On our last day of devotions in Mexico, Bro. Terry likened our relationship with God to our marriage relationship with our spouse. Some days are okay, nothing special happens - you are just going through the day; some days are bad, you don't talk much and things in your relationship don't seem to be going so good; some days are incredible and you share such special intimacy with your spouse and you are just overwhelmed at how in love you are. The same is true of our relationship with God - some days it seems that it is all you can do to get your Bible open and you hear nothing; some days you just walk with God - just steadiness; and then there are days when you are so full of God that it just oozes from every pore of your body. Wow. That is where I am right now. I am oozing! I begged God last night not to take it away or maybe I should say that I wouldn't let it go away; that I would continue to pursue Him every day, all day; that I would cultivate our relationship; that I would be sensitive to the leading and prodding of the Holy Spirit. Once you truly taste the greatness of God, I'm convinced that you don't ever want anything less.

Last week was so powerful and incredible and God's spirit was just thick every day, every where. Then we came home to our church's 25th anniversary yesterday. What a service! I will be buying DVD's and mailing them to some of you because it was just too good not to share. Some people may say it was showy - oh dear Lord, may it not be. Every person that sang or spoke did so out of an awesome love for their Savior. I cried like a baby at the greatness of God. We had cardboard testimonies. I don't know if you know about these or not, but, basically, a person takes a large piece of cardboard and on one side writes what used to hold them in bondage and on the other side they write how God has set them free. Wow. These people never speak a word, but their face and their cardboard says it all. They have been set free by the power of God. What humility to let people see their scars. I'm convinced that we, as Christian people, are seldom as real as this. We put up our fronts and our happy faces so that people some how get the impression that we are the happiest people ever, in love with Jesus, with no problems. How sad. If only everyone could know that their are so many people who long to help others carry their burdens, to pray for them, to stand in the gap; and most of all, God wants us to lay them down so that He can bring freedom. Thank You Lord!
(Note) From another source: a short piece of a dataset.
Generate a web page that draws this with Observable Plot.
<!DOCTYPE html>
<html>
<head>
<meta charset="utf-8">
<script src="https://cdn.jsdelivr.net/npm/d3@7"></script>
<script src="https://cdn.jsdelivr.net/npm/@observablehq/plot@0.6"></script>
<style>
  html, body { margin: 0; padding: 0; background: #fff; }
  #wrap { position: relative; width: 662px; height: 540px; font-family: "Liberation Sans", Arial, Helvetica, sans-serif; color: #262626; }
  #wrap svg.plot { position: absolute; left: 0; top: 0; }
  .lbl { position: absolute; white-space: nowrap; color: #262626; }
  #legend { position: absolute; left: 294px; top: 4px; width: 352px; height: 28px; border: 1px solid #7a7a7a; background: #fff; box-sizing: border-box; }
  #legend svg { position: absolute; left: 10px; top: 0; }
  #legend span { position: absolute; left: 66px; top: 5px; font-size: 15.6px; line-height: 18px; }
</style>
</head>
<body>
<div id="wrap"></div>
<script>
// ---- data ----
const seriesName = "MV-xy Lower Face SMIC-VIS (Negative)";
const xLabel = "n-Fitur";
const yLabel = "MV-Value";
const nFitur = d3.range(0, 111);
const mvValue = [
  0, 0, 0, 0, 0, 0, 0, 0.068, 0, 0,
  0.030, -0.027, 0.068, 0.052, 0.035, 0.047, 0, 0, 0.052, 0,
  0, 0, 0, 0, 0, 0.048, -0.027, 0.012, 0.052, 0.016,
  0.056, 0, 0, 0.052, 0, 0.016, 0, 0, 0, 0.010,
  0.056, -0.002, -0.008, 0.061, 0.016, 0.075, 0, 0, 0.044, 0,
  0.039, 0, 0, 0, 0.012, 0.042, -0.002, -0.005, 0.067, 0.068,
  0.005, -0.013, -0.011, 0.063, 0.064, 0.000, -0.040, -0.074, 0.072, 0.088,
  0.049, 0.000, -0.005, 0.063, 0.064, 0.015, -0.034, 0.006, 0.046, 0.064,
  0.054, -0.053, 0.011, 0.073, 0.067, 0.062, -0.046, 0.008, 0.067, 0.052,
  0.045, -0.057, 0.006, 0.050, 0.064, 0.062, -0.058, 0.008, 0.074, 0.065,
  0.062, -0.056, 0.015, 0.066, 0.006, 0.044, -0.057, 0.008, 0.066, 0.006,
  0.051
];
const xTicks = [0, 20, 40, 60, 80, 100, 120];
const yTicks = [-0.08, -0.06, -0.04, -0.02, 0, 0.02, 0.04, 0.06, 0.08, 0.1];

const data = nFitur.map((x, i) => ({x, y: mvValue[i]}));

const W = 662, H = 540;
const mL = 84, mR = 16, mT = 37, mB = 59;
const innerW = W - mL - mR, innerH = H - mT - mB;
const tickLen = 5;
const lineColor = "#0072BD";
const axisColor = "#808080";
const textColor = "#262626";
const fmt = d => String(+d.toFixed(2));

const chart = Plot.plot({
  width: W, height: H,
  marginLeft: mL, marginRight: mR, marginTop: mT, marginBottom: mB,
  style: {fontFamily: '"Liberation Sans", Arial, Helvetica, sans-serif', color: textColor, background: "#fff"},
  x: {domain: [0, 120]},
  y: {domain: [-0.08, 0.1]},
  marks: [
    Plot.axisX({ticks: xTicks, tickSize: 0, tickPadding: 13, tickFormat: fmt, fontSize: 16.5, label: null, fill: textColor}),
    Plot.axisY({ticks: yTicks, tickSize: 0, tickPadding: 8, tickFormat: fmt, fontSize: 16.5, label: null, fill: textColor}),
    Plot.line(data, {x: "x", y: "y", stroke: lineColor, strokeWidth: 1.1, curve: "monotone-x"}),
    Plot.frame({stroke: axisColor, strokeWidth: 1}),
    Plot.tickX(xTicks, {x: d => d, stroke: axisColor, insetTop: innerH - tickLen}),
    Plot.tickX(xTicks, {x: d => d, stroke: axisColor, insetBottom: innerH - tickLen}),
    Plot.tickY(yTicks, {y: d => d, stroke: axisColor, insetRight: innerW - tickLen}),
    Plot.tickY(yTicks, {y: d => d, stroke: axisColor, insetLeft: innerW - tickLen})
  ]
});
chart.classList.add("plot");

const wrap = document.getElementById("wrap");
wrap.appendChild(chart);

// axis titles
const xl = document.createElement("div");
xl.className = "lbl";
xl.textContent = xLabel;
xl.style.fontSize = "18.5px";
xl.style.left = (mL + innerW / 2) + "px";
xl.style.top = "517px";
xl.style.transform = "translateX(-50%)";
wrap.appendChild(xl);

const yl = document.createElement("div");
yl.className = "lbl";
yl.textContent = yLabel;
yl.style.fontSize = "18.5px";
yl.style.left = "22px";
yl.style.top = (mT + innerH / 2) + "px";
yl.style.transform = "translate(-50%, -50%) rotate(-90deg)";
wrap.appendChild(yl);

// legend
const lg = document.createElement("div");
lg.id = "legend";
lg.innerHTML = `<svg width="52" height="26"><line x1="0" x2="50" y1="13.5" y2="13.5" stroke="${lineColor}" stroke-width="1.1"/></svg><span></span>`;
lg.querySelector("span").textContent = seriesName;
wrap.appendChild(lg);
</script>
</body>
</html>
Last night our choir recorded a live CD. It was just more icing on top of an already very rich cake. I could have stood on my feet with both hands held high the entire service because I have witnessed the greatness of God over and over this week. One of the guys that went to Mexico with us sang last night. He sang, "I'm Amazed". What passion he sang with - you could tell that he really was "amazed" by God. We have such a small faith don't we? How many times are we amazed at God? We pray and ask and then are so surprised when God answers. That is so funny to me. I think part of it is just the simple fact that we are human, but I wonder how much of it is just that we don't have the faith that we should have.

There are things that I have been praying about for months that God answered this week. Things that I have been almost ill over asking God "why". I know why now. I have also been praying that God would renew my joy over the crucifixion. I think some how over the years I have become used to it. I cringe as I even type those words and I wonder how can that be. How can I be "used to" the cross where Jesus gave His life for me? Thank You God for restoring the joy of my salvation this week. It took Bro. Terry talking about what Jesus gave up to drive it home to me. Can you imagine - Jesus walked and talked with His Father every day on the golden streets of Heaven. He left the joy and fellowship of that to come to a dark and dying world that we might be saved. Wow. Let that sink in. I also prayed that God would not let me come home from Mexico the same as I was before I left. You know what the theme of our week was in devotions? "I will never be the same again". Guess what song they sang yesterday morning as the cardboard testimonies were being done? "I will never be the same again". When God does something in my life I see it every where I turn. I love that. It is confirmation that it is from God. The greatness of God.